### WRITTEN PROBLEM:
Give back the full listing verbatim, apart from its images.

____________________

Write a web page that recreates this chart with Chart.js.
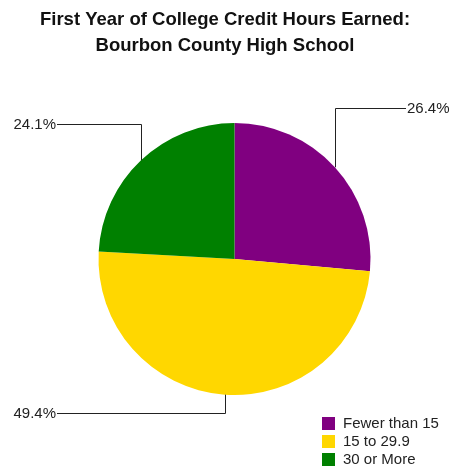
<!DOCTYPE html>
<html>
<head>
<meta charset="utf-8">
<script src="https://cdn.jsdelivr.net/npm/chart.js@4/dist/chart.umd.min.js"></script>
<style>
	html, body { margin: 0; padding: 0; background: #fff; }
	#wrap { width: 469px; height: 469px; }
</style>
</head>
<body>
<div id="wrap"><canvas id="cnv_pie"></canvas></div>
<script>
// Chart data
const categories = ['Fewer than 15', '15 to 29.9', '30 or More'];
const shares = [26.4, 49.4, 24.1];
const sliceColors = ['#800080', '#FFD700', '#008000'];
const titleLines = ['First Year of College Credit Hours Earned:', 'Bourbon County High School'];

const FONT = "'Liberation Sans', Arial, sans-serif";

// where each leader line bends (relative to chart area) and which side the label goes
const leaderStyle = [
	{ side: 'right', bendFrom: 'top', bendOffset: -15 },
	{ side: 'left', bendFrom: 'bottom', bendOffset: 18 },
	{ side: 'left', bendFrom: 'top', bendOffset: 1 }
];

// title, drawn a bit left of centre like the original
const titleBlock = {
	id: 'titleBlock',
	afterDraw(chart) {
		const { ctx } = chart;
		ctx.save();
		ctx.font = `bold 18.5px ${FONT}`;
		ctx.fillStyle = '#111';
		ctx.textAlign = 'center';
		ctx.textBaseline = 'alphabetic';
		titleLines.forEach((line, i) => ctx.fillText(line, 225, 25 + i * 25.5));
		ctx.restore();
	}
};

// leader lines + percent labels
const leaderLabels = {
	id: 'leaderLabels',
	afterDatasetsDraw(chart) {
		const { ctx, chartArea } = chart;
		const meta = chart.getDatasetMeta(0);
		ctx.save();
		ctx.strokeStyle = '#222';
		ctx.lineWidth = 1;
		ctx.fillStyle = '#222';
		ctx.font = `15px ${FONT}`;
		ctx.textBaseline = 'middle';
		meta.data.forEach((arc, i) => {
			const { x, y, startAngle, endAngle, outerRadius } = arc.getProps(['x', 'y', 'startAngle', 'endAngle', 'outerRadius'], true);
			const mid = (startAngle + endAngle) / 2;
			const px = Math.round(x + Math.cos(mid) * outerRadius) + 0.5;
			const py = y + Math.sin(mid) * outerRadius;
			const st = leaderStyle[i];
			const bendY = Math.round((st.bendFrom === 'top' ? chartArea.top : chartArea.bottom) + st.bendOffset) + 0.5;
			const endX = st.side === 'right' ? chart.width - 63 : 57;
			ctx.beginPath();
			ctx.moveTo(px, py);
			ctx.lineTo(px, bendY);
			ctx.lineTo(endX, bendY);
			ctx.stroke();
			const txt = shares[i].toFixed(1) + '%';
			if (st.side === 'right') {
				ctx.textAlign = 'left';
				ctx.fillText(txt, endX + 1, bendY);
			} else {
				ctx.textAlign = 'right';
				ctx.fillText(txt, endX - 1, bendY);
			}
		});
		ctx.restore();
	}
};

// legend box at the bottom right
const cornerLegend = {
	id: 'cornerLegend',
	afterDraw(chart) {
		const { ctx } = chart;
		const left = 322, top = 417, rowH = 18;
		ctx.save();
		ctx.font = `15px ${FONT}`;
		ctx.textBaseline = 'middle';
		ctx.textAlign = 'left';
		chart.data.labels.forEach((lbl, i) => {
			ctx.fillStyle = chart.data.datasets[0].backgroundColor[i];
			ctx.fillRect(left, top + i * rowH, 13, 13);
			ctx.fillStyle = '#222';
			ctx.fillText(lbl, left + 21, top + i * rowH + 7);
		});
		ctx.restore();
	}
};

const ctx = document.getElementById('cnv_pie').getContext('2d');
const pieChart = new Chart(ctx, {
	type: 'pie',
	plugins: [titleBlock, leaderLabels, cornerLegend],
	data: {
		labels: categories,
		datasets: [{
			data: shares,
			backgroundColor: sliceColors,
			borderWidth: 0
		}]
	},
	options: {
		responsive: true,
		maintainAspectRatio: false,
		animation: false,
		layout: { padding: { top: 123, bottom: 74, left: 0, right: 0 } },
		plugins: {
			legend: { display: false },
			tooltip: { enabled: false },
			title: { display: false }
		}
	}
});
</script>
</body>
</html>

____________________

### COMPLETE ANSWER:
Write a web page that recreates this chart with Chart.js.
<!DOCTYPE html>
<html>
<head>
<meta charset="utf-8">
<script src="https://cdn.jsdelivr.net/npm/chart.js@4/dist/chart.umd.min.js"></script>
<style>
	html, body { margin: 0; padding: 0; background: #fff; }
	#wrap { width: 469px; height: 469px; }
</style>
</head>
<body>
<div id="wrap"><canvas id="cnv_pie"></canvas></div>
<script>
// Chart data
const categories = ['Fewer than 15', '15 to 29.9', '30 or More'];
const shares = [26.4, 49.4, 24.1];
const sliceColors = ['#800080', '#FFD700', '#008000'];
const titleLines = ['First Year of College Credit Hours Earned:', 'Bourbon County High School'];

const FONT = "'Liberation Sans', Arial, sans-serif";

// where each leader line bends (relative to chart area) and which side the label goes
const leaderStyle = [
	{ side: 'right', bendFrom: 'top', bendOffset: -15 },
	{ side: 'left', bendFrom: 'bottom', bendOffset: 18 },
	{ side: 'left', bendFrom: 'top', bendOffset: 1 }
];

// title, drawn a bit left of centre like the original
const titleBlock = {
	id: 'titleBlock',
	afterDraw(chart) {
		const { ctx } = chart;
		ctx.save();
		ctx.font = `bold 18.5px ${FONT}`;
		ctx.fillStyle = '#111';
		ctx.textAlign = 'center';
		ctx.textBaseline = 'alphabetic';
		titleLines.forEach((line, i) => ctx.fillText(line, 225, 25 + i * 25.5));
		ctx.restore();
	}
};

// leader lines + percent labels
const leaderLabels = {
	id: 'leaderLabels',
	afterDatasetsDraw(chart) {
		const { ctx, chartArea } = chart;
		const meta = chart.getDatasetMeta(0);
		ctx.save();
		ctx.strokeStyle = '#222';
		ctx.lineWidth = 1;
		ctx.fillStyle = '#222';
		ctx.font = `15px ${FONT}`;
		ctx.textBaseline = 'middle';
		meta.data.forEach((arc, i) => {
			const { x, y, startAngle, endAngle, outerRadius } = arc.getProps(['x', 'y', 'startAngle', 'endAngle', 'outerRadius'], true);
			const mid = (startAngle + endAngle) / 2;
			const px = Math.round(x + Math.cos(mid) * outerRadius) + 0.5;
			const py = y + Math.sin(mid) * outerRadius;
			const st = leaderStyle[i];
			const bendY = Math.round((st.bendFrom === 'top' ? chartArea.top : chartArea.bottom) + st.bendOffset) + 0.5;
			const endX = st.side === 'right' ? chart.width - 63 : 57;
			ctx.beginPath();
			ctx.moveTo(px, py);
			ctx.lineTo(px, bendY);
			ctx.lineTo(endX, bendY);
			ctx.stroke();
			const txt = shares[i].toFixed(1) + '%';
			if (st.side === 'right') {
				ctx.textAlign = 'left';
				ctx.fillText(txt, endX + 1, bendY);
			} else {
				ctx.textAlign = 'right';
				ctx.fillText(txt, endX - 1, bendY);
			}
		});
		ctx.restore();
	}
};

// legend box at the bottom right
const cornerLegend = {
	id: 'cornerLegend',
	afterDraw(chart) {
		const { ctx } = chart;
		const left = 322, top = 417, rowH = 18;
		ctx.save();
		ctx.font = `15px ${FONT}`;
		ctx.textBaseline = 'middle';
		ctx.textAlign = 'left';
		chart.data.labels.forEach((lbl, i) => {
			ctx.fillStyle = chart.data.datasets[0].backgroundColor[i];
			ctx.fillRect(left, top + i * rowH, 13, 13);
			ctx.fillStyle = '#222';
			ctx.fillText(lbl, left + 21, top + i * rowH + 7);
		});
		ctx.restore();
	}
};

const ctx = document.getElementById('cnv_pie').getContext('2d');
const pieChart = new Chart(ctx, {
	type: 'pie',
	plugins: [titleBlock, leaderLabels, cornerLegend],
	data: {
		labels: categories,
		datasets: [{
			data: shares,
			backgroundColor: sliceColors,
			borderWidth: 0
		}]
	},
	options: {
		responsive: true,
		maintainAspectRatio: false,
		animation: false,
		layout: { padding: { top: 123, bottom: 74, left: 0, right: 0 } },
		plugins: {
			legend: { display: false },
			tooltip: { enabled: false },
			title: { display: false }
		}
	}
});
</script>
</body>
</html>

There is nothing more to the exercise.